When we return to school in the fall, students will be asked to present a short book talk on the book they enjoyed reading the most over the summer. Our hope is that these book talks encourage students to read more and provide their classmates with suggestions of books that they enjoyed. On the back we have provided a book log. Please help your child to keep track of his/her summer reading! Over the summer, you will receive a book talk sheet to help you prepare for this beginning of the year activity.

  • For recommended reads, they direct you to a NY public library link.

Margaret Neary Elementary School (Grades 4-5)

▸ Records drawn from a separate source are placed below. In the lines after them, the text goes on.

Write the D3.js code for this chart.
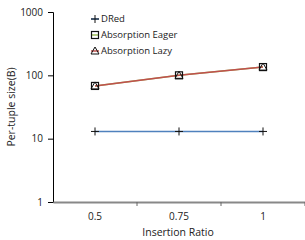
<!DOCTYPE html>
<html>
<head>
<meta charset="utf-8">
<script src="https://cdn.jsdelivr.net/npm/d3@7"></script>
<style>
  body { margin: 0; background: #fff; }
  text { font-family: "Open Sans", sans-serif; fill: #222; }
</style>
</head>
<body>
<div id="chart"></div>
<script>
const categories = ['0.5', '0.75', '1'];
const dred = [13, 13, 13];
const absEager = [68, 100, 135];
const absLazy = [68, 100, 135];
const yTicks = [1, 10, 100, 1000];

const series = [
  { name: 'DRed', values: dred, color: '#4f81bd', marker: 'plus' },
  { name: 'Absorption Eager', values: absEager, color: '#9bbb59', marker: 'square' },
  { name: 'Absorption Lazy', values: absLazy, color: '#c0504d', marker: 'triangle' }
];

const width = 305, height = 240;
const margin = { top: 12, right: 0, bottom: 38, left: 53 };

const svg = d3.select('#chart').append('svg')
  .attr('width', width)
  .attr('height', height);

const x = d3.scaleBand()
  .domain(categories)
  .range([margin.left, width - margin.right]);

const y = d3.scaleLog()
  .domain([1, 1000])
  .range([height - margin.bottom, margin.top]);

// y axis
const yAxis = svg.append('g')
  .attr('transform', 'translate(' + margin.left + ',0)')
  .call(d3.axisLeft(y).tickValues(yTicks).tickFormat(d3.format('d')).tickSizeOuter(0).tickSize(5).tickPadding(5));
yAxis.select('.domain').attr('stroke', '#000');
yAxis.selectAll('.tick line').attr('stroke', '#000');
yAxis.selectAll('text').style('font-size', '10px').style('fill', '#222');

// x axis
const xAxis = svg.append('g')
  .attr('transform', 'translate(0,' + y(1) + ')')
  .call(d3.axisBottom(x).tickSize(0).tickPadding(11));
xAxis.select('.domain').attr('stroke', '#888').attr('stroke-width', 2);
xAxis.selectAll('text').style('font-size', '10px').style('fill', '#222');

// boundary ticks between categories
svg.append('g').selectAll('line')
  .data(categories)
  .enter().append('line')
  .attr('x1', d => x(d) + x.bandwidth())
  .attr('x2', d => x(d) + x.bandwidth())
  .attr('y1', y(1))
  .attr('y2', y(1) + 4)
  .attr('stroke', '#666');

// lines
const line = d3.line()
  .x((d, i) => x(categories[i]) + x.bandwidth() / 2)
  .y(d => y(d));

series.forEach(s => {
  svg.append('path')
    .datum(s.values)
    .attr('fill', 'none')
    .attr('stroke', s.color)
    .attr('stroke-width', 1.5)
    .attr('d', line);
});

function drawMarker(g, type, cx, cy) {
  if (type === 'plus') {
    g.append('path')
      .attr('d', `M${cx - 4},${cy}H${cx + 4}M${cx},${cy - 4}V${cy + 4}`)
      .attr('stroke', '#111').attr('stroke-width', 1).attr('fill', 'none');
  } else if (type === 'square') {
    g.append('rect')
      .attr('x', cx - 3.5).attr('y', cy - 3.5)
      .attr('width', 7).attr('height', 7)
      .attr('fill', 'none').attr('stroke', '#111').attr('stroke-width', 1.2);
  } else {
    g.append('path')
      .attr('d', `M${cx},${cy - 4}L${cx + 4},${cy + 3}L${cx - 4},${cy + 3}Z`)
      .attr('fill', 'none').attr('stroke', '#111').attr('stroke-width', 1);
  }
}

series.forEach(s => {
  const g = svg.append('g');
  s.values.forEach((v, i) => {
    drawMarker(g, s.marker, x(categories[i]) + x.bandwidth() / 2, y(v));
  });
});

// legend
const legend = svg.append('g').attr('transform', 'translate(95,19)');
series.forEach((s, i) => {
  const row = legend.append('g').attr('transform', 'translate(0,' + i * 16 + ')');
  row.append('line')
    .attr('x1', -4).attr('x2', 4).attr('y1', 0).attr('y2', 0)
    .attr('stroke', s.color).attr('stroke-width', 1.5);
  drawMarker(row, s.marker, 0, 0);
  row.append('text')
    .attr('x', 6).attr('y', 0).attr('dy', '0.35em')
    .style('font-size', '9.5px')
    .text(s.name);
});

// axis titles
svg.append('text')
  .attr('x', 178).attr('y', 236)
  .attr('text-anchor', 'middle')
  .style('font-size', '10.5px')
  .text('Insertion Ratio');

svg.append('text')
  .attr('transform', 'translate(15,107) rotate(-90)')
  .attr('text-anchor', 'middle')
  .style('font-size', '10.5px')
  .text('Per-tuple size(B)');
</script>
</body>
</html>
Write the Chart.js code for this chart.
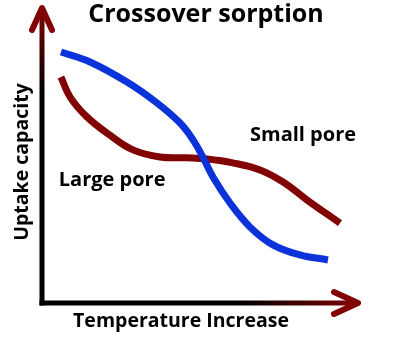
<!DOCTYPE html>
<html>
<head>
<meta charset="utf-8">
<script src="https://cdn.jsdelivr.net/npm/chart.js@4/dist/chart.umd.min.js"></script>
<style>
  body { margin: 0; background: #fff; }
  canvas { display: block; }
</style>
</head>
<body>
<canvas id="chart" width="398" height="342"></canvas>
<script>
// Data (arbitrary units, 0-10 on both axes)
const smallPoreTemp = [0.60, 1.52, 2.69, 3.64, 4.37, 4.78, 5.09, 5.41, 5.95, 6.58, 7.31, 8.16, 9.05];
const smallPoreUptake = [8.51, 8.17, 7.49, 6.78, 6.10, 5.53, 4.95, 4.27, 3.39, 2.58, 1.97, 1.63, 1.46];
const largePoreTemp = [0.60, 0.89, 1.42, 2.15, 2.88, 3.73, 4.59, 5.22, 6.04, 6.90, 7.63, 8.39, 9.43];
const largePoreUptake = [7.66, 6.98, 6.31, 5.69, 5.19, 4.95, 4.92, 4.88, 4.75, 4.51, 4.10, 3.49, 2.71];

const titleText = "Crossover sorption";
const xTitle = "Temperature Increase";
const yTitle = "Uptake capacity";
const seriesLabels = ["Small pore", "Large pore"];
// where the curve labels sit, in data units
const labelAnchors = [[8.26, 5.69], [2.22, 4.17]];

const BLUE = "#0b33d9";
const RED = "#820303";
const FONT = "'Open Sans', sans-serif";

function toPoints(xs, ys) {
	return xs.map((x, i) => ({ x, y: ys[i] }));
}

// Draws the arrow axes, the titles and the curve labels
const decorations = {
	id: "decorations",
	beforeDatasetsDraw(chart) {
		const { ctx, chartArea } = chart;
		const { left, top, right, bottom } = chartArea;
		ctx.save();
		ctx.lineWidth = 5;
		ctx.lineCap = "butt";

		// y axis: dark red at the tip fading to black
		let g = ctx.createLinearGradient(0, top, 0, top + 85);
		g.addColorStop(0, RED);
		g.addColorStop(1, "#000");
		ctx.strokeStyle = g;
		ctx.beginPath();
		ctx.moveTo(left, bottom + 2.5);
		ctx.lineTo(left, top + 2);
		ctx.stroke();

		// x axis: black fading to dark red at the tip
		g = ctx.createLinearGradient(left + 200, 0, right, 0);
		g.addColorStop(0, "#000");
		g.addColorStop(1, RED);
		ctx.strokeStyle = g;
		ctx.beginPath();
		ctx.moveTo(left - 2.5, bottom);
		ctx.lineTo(right - 2, bottom);
		ctx.stroke();

		// arrow heads
		ctx.lineWidth = 6;
		ctx.lineCap = "round";
		ctx.lineJoin = "round";
		ctx.strokeStyle = RED;
		ctx.beginPath();
		ctx.moveTo(left - 10, top + 22);
		ctx.lineTo(left, top);
		ctx.lineTo(left + 10, top + 22);
		ctx.stroke();
		ctx.beginPath();
		ctx.moveTo(right - 24, bottom - 11);
		ctx.lineTo(right, bottom);
		ctx.lineTo(right - 24, bottom + 11);
		ctx.stroke();

		// texts
		ctx.fillStyle = "#000";
		ctx.textAlign = "center";
		ctx.textBaseline = "middle";
		ctx.font = "bold 25px " + FONT;
		ctx.fillText(titleText, 206, 15);
		ctx.font = "bold 19.5px " + FONT;
		ctx.fillText(xTitle, 181, 321);
		ctx.save();
		ctx.translate(22, 162);
		ctx.rotate(-Math.PI / 2);
		ctx.fillText(yTitle, 0, 0);
		ctx.restore();

		ctx.font = "bold 20px " + FONT;
		const xs = chart.scales.x, ys = chart.scales.y;
		labelAnchors.forEach(([lx, ly], i) => {
			ctx.fillText(seriesLabels[i], xs.getPixelForValue(lx), ys.getPixelForValue(ly));
		});
		ctx.restore();
	},
};

new Chart(document.getElementById("chart"), {
	type: "line",
	data: {
		datasets: [
			{
				label: seriesLabels[0],
				data: toPoints(smallPoreTemp, smallPoreUptake),
				borderColor: BLUE,
			},
			{
				label: seriesLabels[1],
				data: toPoints(largePoreTemp, largePoreUptake),
				borderColor: RED,
			},
		],
	},
	options: {
		responsive: false,
		animation: false,
		layout: { padding: { left: 42, right: 40, top: 8, bottom: 39 } },
		elements: {
			line: { borderWidth: 7, tension: 0.4, borderCapStyle: "butt" },
			point: { radius: 0 },
		},
		scales: {
			x: { type: "linear", min: 0, max: 10, display: false },
			y: { type: "linear", min: 0, max: 10, display: false },
		},
		plugins: {
			legend: { display: false },
			tooltip: { enabled: false },
		},
	},
	plugins: [decorations],
});
</script>
</body>
</html>
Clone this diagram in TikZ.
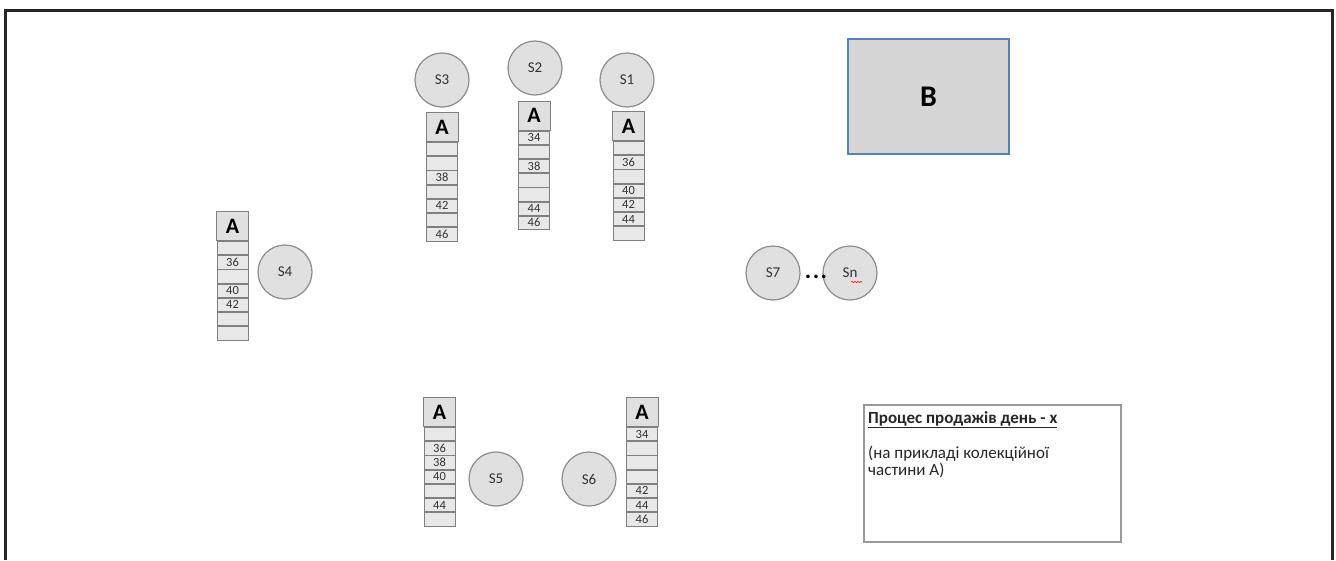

  • The school issued a Summer Book Challenge to read 8 books in a variety of genres. Students fill out a Summer Book Challenge Bingo Board to cover genres including: Poetry, informational text (nonfiction book), realistic fiction, and mystery.
  • In addition, they can fill out an SOS Raffle Card for every two hours of reading this summer. All cards returned by September 16th will be entered in a drawing for prizes.
  • For recommended reading lists, visit their dedicated site.

Trottier Middle School (Grades 6-8)

Trottier students had to choose a book from the school’s recommended reading list and submit their choice earlier this month. When they return to school:

 students will be participating in short book groups based on their summer reading. This book group will give students an opportunity to connect with different members of the school community using a shared experience as well as an opportunity to discuss literature. Because groups are created based on the books chosen, these groups will be multi-grade and multi-level and may be facilitated by a teacher who the student does not interact with on a regular basis.

Algonquin Regional High School (Grades 9-12)

The high school’s student-run One Book program begins during the summer and wraps up when students return in the fall. (Look for more of this in a future post.) This year’s selection is Unwind by Neal Shusterman.

The program has evolved into a One Book, One Community effort for the district. So, in effect, the school is encouraging adult summer reading, too.